TOKYO - Japan's Prime Minister Shinzo Abe is to resign over health problems, local media reported Friday, in a bombshell development that will end a record-setting tenure with no clear successor yet in place.
There was no immediate confirmation of the reports, which came hours before Abe was due to give a press conference to address speculation about his health.
The unexpected news sent Tokyo stocks plunging more than two percent, with the benchmark Nikkei 225 index reversing earlier gains.
Rumors about Abe's possible resignation had intensified after two recent surprise hospital visits for unspecified medical checks, but in recent days, senior government officials had suggested he would serve out the rest of his remaining year in office.
The resignation would be a bitterly familiar scenario for Abe, who stepped down just one year into his first term, in 2007, over health problems.
He was subsequently diagnosed with ulcerative colitis, which he said upon return to office in 2012 was under control with the help of new medication.
The resignation, if confirmed, will come despite the insistence of government spokesman Yoshihide Suga on Friday morning that Abe remained in good health.
"I see him every day and feel that there is no change in his condition," Suga told reporters at a regular press conference.
And on Thursday, Suga told Bloomberg News that Abe would "of course" be able to serve out the rest of his term, which ends September 2021.
"He'll be all right," he said.
But the health woes appear to have piled on the pressure for Abe, who this week broke the record for the longest uninterrupted stint in office in Japanese history.
Despite the relatively contained impact of the coronavirus in Japan, Abe's government has been heavily criticized for its approach to the crisis, including a U-turn on stimulus payments and a much-mocked decision to issue each household two cloth face masks.
The prime minister has also seen his signature "Abenomics" economic policy come under increasing strain, with the country already slumping into recession even before the coronavirus crisis hit.

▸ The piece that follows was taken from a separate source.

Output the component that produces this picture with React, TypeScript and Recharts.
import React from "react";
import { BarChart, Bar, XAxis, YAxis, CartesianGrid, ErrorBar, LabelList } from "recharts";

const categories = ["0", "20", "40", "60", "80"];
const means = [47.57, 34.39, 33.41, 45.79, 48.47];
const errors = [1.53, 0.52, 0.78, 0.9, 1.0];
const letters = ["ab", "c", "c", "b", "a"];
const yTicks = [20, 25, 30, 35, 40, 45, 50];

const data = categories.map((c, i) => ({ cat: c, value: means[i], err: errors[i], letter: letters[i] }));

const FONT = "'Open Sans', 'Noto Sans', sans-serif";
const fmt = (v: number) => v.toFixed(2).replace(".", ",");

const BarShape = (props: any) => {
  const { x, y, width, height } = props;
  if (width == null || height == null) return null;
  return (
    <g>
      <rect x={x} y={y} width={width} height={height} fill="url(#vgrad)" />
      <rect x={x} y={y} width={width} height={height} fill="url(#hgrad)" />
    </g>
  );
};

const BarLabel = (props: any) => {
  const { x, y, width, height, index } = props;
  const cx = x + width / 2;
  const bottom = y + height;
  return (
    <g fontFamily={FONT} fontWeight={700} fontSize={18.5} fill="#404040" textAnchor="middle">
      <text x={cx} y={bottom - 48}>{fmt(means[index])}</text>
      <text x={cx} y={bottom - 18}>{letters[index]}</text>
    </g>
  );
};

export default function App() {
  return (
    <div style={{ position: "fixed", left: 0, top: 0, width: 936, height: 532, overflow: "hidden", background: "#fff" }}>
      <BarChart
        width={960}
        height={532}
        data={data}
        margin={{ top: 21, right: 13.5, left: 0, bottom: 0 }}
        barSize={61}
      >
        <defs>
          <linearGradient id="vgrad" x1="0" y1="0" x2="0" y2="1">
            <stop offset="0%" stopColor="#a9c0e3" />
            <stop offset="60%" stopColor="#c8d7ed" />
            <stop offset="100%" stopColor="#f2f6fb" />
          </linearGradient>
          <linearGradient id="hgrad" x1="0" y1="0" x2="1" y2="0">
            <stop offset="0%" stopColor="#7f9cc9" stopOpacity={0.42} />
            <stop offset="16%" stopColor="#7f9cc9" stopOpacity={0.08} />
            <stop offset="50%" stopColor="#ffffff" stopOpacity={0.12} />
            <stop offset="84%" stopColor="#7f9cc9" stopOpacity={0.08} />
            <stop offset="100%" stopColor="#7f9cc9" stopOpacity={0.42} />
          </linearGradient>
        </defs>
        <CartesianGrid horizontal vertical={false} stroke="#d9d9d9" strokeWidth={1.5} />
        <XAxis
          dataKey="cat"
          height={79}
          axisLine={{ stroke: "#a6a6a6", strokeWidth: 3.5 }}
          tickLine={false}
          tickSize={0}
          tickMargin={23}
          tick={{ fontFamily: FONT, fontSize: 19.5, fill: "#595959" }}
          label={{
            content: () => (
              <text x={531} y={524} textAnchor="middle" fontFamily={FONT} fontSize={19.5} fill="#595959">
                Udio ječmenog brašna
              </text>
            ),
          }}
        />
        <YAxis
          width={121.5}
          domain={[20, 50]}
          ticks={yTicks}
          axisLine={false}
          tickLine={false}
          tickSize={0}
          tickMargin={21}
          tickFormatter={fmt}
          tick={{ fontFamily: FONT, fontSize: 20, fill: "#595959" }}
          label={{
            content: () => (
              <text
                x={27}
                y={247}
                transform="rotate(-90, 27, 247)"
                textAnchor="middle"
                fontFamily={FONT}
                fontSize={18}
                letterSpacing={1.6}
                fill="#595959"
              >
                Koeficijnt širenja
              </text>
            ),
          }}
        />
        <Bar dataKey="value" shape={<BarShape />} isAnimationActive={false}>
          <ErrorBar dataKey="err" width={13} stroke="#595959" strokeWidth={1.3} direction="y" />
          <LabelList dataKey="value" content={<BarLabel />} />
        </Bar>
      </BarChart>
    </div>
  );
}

Still, experts had said there was little appetite within the ruling Liberal Democratic Party for Abe to depart early, especially as there is no consensus yet on his successor.

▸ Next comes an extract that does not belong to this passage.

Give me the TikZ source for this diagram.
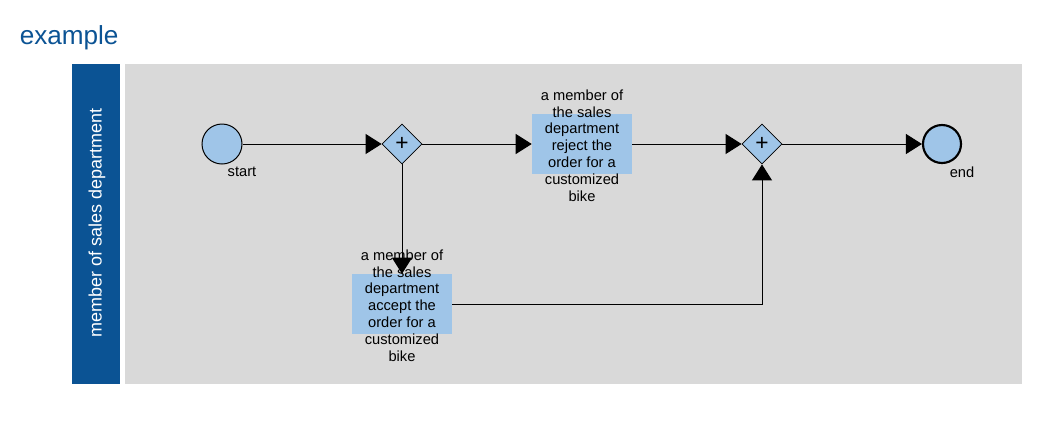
\documentclass[tikz,border=0pt]{standalone}
\usepackage{fontspec}
\setmainfont{Liberation Sans}
\usetikzlibrary{shapes.geometric,arrows.meta}
\definecolor{lanegray}{HTML}{D9D9D9}
\definecolor{darkblue}{HTML}{0B5394}
\definecolor{lightblue}{HTML}{9FC5E8}
\tikzset{
  evt/.style={circle,draw=black,line width=0.75pt,fill=lightblue,minimum size=30pt,inner sep=0pt},
  endevt/.style={circle,draw=black,line width=1.6pt,fill=lightblue,minimum size=28.5pt,inner sep=0pt},
  gw/.style={diamond,draw=black,line width=0.6pt,fill=lightblue,minimum width=30pt,minimum height=30pt,inner sep=0pt,font=\fontsize{17}{17}\selectfont},
  task/.style={rectangle,fill=lightblue,minimum width=75pt,minimum height=45pt,inner sep=0pt},
  tasktext/.style={align=center,font=\fontsize{11}{12.6}\selectfont,inner sep=0pt},
  lbl/.style={font=\fontsize{11}{12}\selectfont,inner sep=0pt},
  flow/.style={line width=0.75pt,-{Triangle[length=12pt,width=15pt]}}
}
\begin{document}
\begin{tikzpicture}[x=0.75pt,y=-0.75pt]
\useasboundingbox (0,0) rectangle (1039,426);
\node[anchor=west,text=darkblue,font=\fontsize{19.6}{19.6}\selectfont,inner sep=0pt] (title) at (19.5,38) {example};
\fill[darkblue] (72,64) rectangle (120,384);
\fill[lanegray] (125,64) rectangle (1022,384);
\node[rotate=90,text=white,font=\fontsize{13.5}{13.5}\selectfont,inner sep=0pt] (lane) at (97,223) {member of sales department};
% nodes
\node[evt] (start) at (222,144) {};
\node[lbl] (startl) at (242,172) {start};
\node[gw] (g1) at (402,144) {+};
\node[task] (t1) at (582,144) {};
\node[tasktext] (t1l) at (582,145.5) {a member of\\the sales\\department\\reject the\\order for a\\customized\\bike};
\node[gw] (g2) at (762,144) {+};
\node[endevt] (end) at (942,144) {};
\node[lbl] (endl) at (962,172) {end};
\node[task] (t2) at (402,304) {};
\node[tasktext] (t2l) at (402,305.5) {a member of\\the sales\\department\\accept the\\order for a\\customized\\bike};
% flows
\draw[flow] (start) -- (g1);
\draw[flow] (g1) -- (t1);
\draw[flow] (t1) -- (g2);
\draw[flow] (g2) -- (end);
\draw[flow] (g1) -- (t2);
\draw[flow] (t2.east) -| (g2.south);
\end{tikzpicture}
\end{document}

And with Japan's fragmented opposition so far unable to capitalize on the government's falling approval ratings, there had appeared to be little immediate pressure on him to step down.
An abrupt resignation throws open various possibilities, including that either deputy prime minister Taro Aso -- who also serves as finance minister -- or chief cabinet secretary Yoshihide Suga would assume the office in a caretaker capacity.
A later election within the party would then confirm a full-time successor.
Both Aso and Suga, as well as several former and current cabinet members have been suggested as potential successors.